Problem details: Your task is to repeat the lines below exactly, excluding any pictures they contain.

Supplied information:
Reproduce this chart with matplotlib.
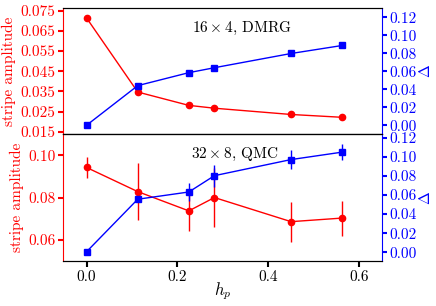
import matplotlib
matplotlib.use("Agg")
from matplotlib import pyplot as plt

plt.rcParams['font.family'] = 'serif'
plt.rcParams['font.serif'] = ['cmr10']
plt.rcParams['mathtext.fontset'] = 'cm'
plt.rcParams['axes.formatter.use_mathtext'] = True
plt.rcParams['font.size'] = 11

hp = [0.0, 0.1125, 0.225, 0.28125, 0.45, 0.5625]

# 16 x 4 DMRG
dmrg_amp = [0.0713, 0.0347, 0.0281, 0.0267, 0.0236, 0.0222]
dmrg_gap = [0.0, 0.044, 0.0584, 0.0639, 0.0797, 0.0886]

# 32 x 8 QMC
qmc_amp = [0.0942, 0.0828, 0.0737, 0.0800, 0.0686, 0.0703]
qmc_amp_err = [0.0051, 0.0133, 0.0097, 0.0138, 0.0094, 0.0083]
qmc_gap = [0.0006, 0.0556, 0.0632, 0.0803, 0.0972, 0.1050]
qmc_gap_err = [0.0, 0.0, 0.0090, 0.0116, 0.0098, 0.0087]

red = '#ff0000'
blue = '#0000ff'

fig = plt.figure(figsize=(4.36, 3.06), dpi=100)
gs = fig.add_gridspec(2, 1, left=0.1445, right=0.876, top=0.974, bottom=0.147, hspace=0)
ax1 = fig.add_subplot(gs[0])
ax2 = fig.add_subplot(gs[1], sharex=ax1)
ax1r = ax1.twinx()
ax2r = ax2.twinx()


def style(ax, axr):
    ax.spines['left'].set_color(red)
    ax.spines['right'].set_visible(False)
    axr.spines['left'].set_visible(False)
    axr.spines['right'].set_color(blue)
    ax.tick_params(axis='y', colors=red, direction='out', length=3.5, width=1.5, pad=2)
    axr.tick_params(axis='y', colors=blue, direction='out', length=3.5, width=1.5, pad=2)
    ax.set_ylabel('stripe amplitude', color=red, labelpad=3)
    axr.set_ylabel(r'$\Delta$', color=blue, labelpad=1)


# top panel
ax1.plot(hp, dmrg_amp, color=red, marker='o', ms=4.5, lw=1)
ax1r.plot(hp, dmrg_gap, color=blue, marker='s', ms=4.5, lw=1)
ax1.set_ylim(0.0137, 0.0763)
ax1.set_yticks([0.015, 0.025, 0.035, 0.045, 0.055, 0.065, 0.075])
ax1.set_yticklabels(['0.015', '0.025', '0.035', '0.045', '0.055', '0.065', '0.075'])
ax1r.set_ylim(-0.0103, 0.1303)
ax1r.set_yticks([0.0, 0.02, 0.04, 0.06, 0.08, 0.10, 0.12])
ax1r.set_yticklabels(['0.00', '0.02', '0.04', '0.06', '0.08', '0.10', '0.12'])
ax1.tick_params(axis='x', bottom=False, labelbottom=False)
ax1.text(0.403, 0.84, r'$16\times4$, DMRG', transform=ax1.transAxes, ha='left', va='center')
style(ax1, ax1r)

# bottom panel
ax2.errorbar(hp, qmc_amp, yerr=qmc_amp_err, color=red, marker='o', ms=4.5, lw=1, elinewidth=1, capsize=0)
ax2r.errorbar(hp, qmc_gap, yerr=qmc_gap_err, color=blue, marker='s', ms=4.5, lw=1, elinewidth=1, capsize=0)
ax2.set_ylim(0.050, 0.1098)
ax2.set_yticks([0.06, 0.08, 0.10])
ax2.set_yticklabels(['0.06', '0.08', '0.10'])
ax2r.set_ylim(-0.0092, 0.1235)
ax2r.set_yticks([0.0, 0.02, 0.04, 0.06, 0.08, 0.10, 0.12])
ax2r.set_yticklabels(['0.00', '0.02', '0.04', '0.06', '0.08', '0.10', '0.12'])
ax2.text(0.40, 0.84, r'$32\times8$, QMC', transform=ax2.transAxes, ha='left', va='center')
style(ax2, ax2r)

ax2.set_xlim(-0.052, 0.65)
ax2.set_xticks([0.0, 0.2, 0.4, 0.6])
ax2.set_xticklabels(['0.0', '0.2', '0.4', '0.6'])
ax2.tick_params(axis='x', direction='out', length=4, width=1.5, pad=3)
ax2.set_xlabel(r'$h_p$', fontsize=12)
ax2.xaxis.set_label_coords(0.5, -0.155)

fig.savefig('out.png', dpi=100)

Solved problem:
Reproduce this chart with matplotlib.
import matplotlib
matplotlib.use("Agg")
from matplotlib import pyplot as plt

plt.rcParams['font.family'] = 'serif'
plt.rcParams['font.serif'] = ['cmr10']
plt.rcParams['mathtext.fontset'] = 'cm'
plt.rcParams['axes.formatter.use_mathtext'] = True
plt.rcParams['font.size'] = 11

hp = [0.0, 0.1125, 0.225, 0.28125, 0.45, 0.5625]

# 16 x 4 DMRG
dmrg_amp = [0.0713, 0.0347, 0.0281, 0.0267, 0.0236, 0.0222]
dmrg_gap = [0.0, 0.044, 0.0584, 0.0639, 0.0797, 0.0886]

# 32 x 8 QMC
qmc_amp = [0.0942, 0.0828, 0.0737, 0.0800, 0.0686, 0.0703]
qmc_amp_err = [0.0051, 0.0133, 0.0097, 0.0138, 0.0094, 0.0083]
qmc_gap = [0.0006, 0.0556, 0.0632, 0.0803, 0.0972, 0.1050]
qmc_gap_err = [0.0, 0.0, 0.0090, 0.0116, 0.0098, 0.0087]

red = '#ff0000'
blue = '#0000ff'

fig = plt.figure(figsize=(4.36, 3.06), dpi=100)
gs = fig.add_gridspec(2, 1, left=0.1445, right=0.876, top=0.974, bottom=0.147, hspace=0)
ax1 = fig.add_subplot(gs[0])
ax2 = fig.add_subplot(gs[1], sharex=ax1)
ax1r = ax1.twinx()
ax2r = ax2.twinx()


def style(ax, axr):
    ax.spines['left'].set_color(red)
    ax.spines['right'].set_visible(False)
    axr.spines['left'].set_visible(False)
    axr.spines['right'].set_color(blue)
    ax.tick_params(axis='y', colors=red, direction='out', length=3.5, width=1.5, pad=2)
    axr.tick_params(axis='y', colors=blue, direction='out', length=3.5, width=1.5, pad=2)
    ax.set_ylabel('stripe amplitude', color=red, labelpad=3)
    axr.set_ylabel(r'$\Delta$', color=blue, labelpad=1)


# top panel
ax1.plot(hp, dmrg_amp, color=red, marker='o', ms=4.5, lw=1)
ax1r.plot(hp, dmrg_gap, color=blue, marker='s', ms=4.5, lw=1)
ax1.set_ylim(0.0137, 0.0763)
ax1.set_yticks([0.015, 0.025, 0.035, 0.045, 0.055, 0.065, 0.075])
ax1.set_yticklabels(['0.015', '0.025', '0.035', '0.045', '0.055', '0.065', '0.075'])
ax1r.set_ylim(-0.0103, 0.1303)
ax1r.set_yticks([0.0, 0.02, 0.04, 0.06, 0.08, 0.10, 0.12])
ax1r.set_yticklabels(['0.00', '0.02', '0.04', '0.06', '0.08', '0.10', '0.12'])
ax1.tick_params(axis='x', bottom=False, labelbottom=False)
ax1.text(0.403, 0.84, r'$16\times4$, DMRG', transform=ax1.transAxes, ha='left', va='center')
style(ax1, ax1r)

# bottom panel
ax2.errorbar(hp, qmc_amp, yerr=qmc_amp_err, color=red, marker='o', ms=4.5, lw=1, elinewidth=1, capsize=0)
ax2r.errorbar(hp, qmc_gap, yerr=qmc_gap_err, color=blue, marker='s', ms=4.5, lw=1, elinewidth=1, capsize=0)
ax2.set_ylim(0.050, 0.1098)
ax2.set_yticks([0.06, 0.08, 0.10])
ax2.set_yticklabels(['0.06', '0.08', '0.10'])
ax2r.set_ylim(-0.0092, 0.1235)
ax2r.set_yticks([0.0, 0.02, 0.04, 0.06, 0.08, 0.10, 0.12])
ax2r.set_yticklabels(['0.00', '0.02', '0.04', '0.06', '0.08', '0.10', '0.12'])
ax2.text(0.40, 0.84, r'$32\times8$, QMC', transform=ax2.transAxes, ha='left', va='center')
style(ax2, ax2r)

ax2.set_xlim(-0.052, 0.65)
ax2.set_xticks([0.0, 0.2, 0.4, 0.6])
ax2.set_xticklabels(['0.0', '0.2', '0.4', '0.6'])
ax2.tick_params(axis='x', direction='out', length=4, width=1.5, pad=3)
ax2.set_xlabel(r'$h_p$', fontsize=12)
ax2.xaxis.set_label_coords(0.5, -0.155)

fig.savefig('out.png', dpi=100)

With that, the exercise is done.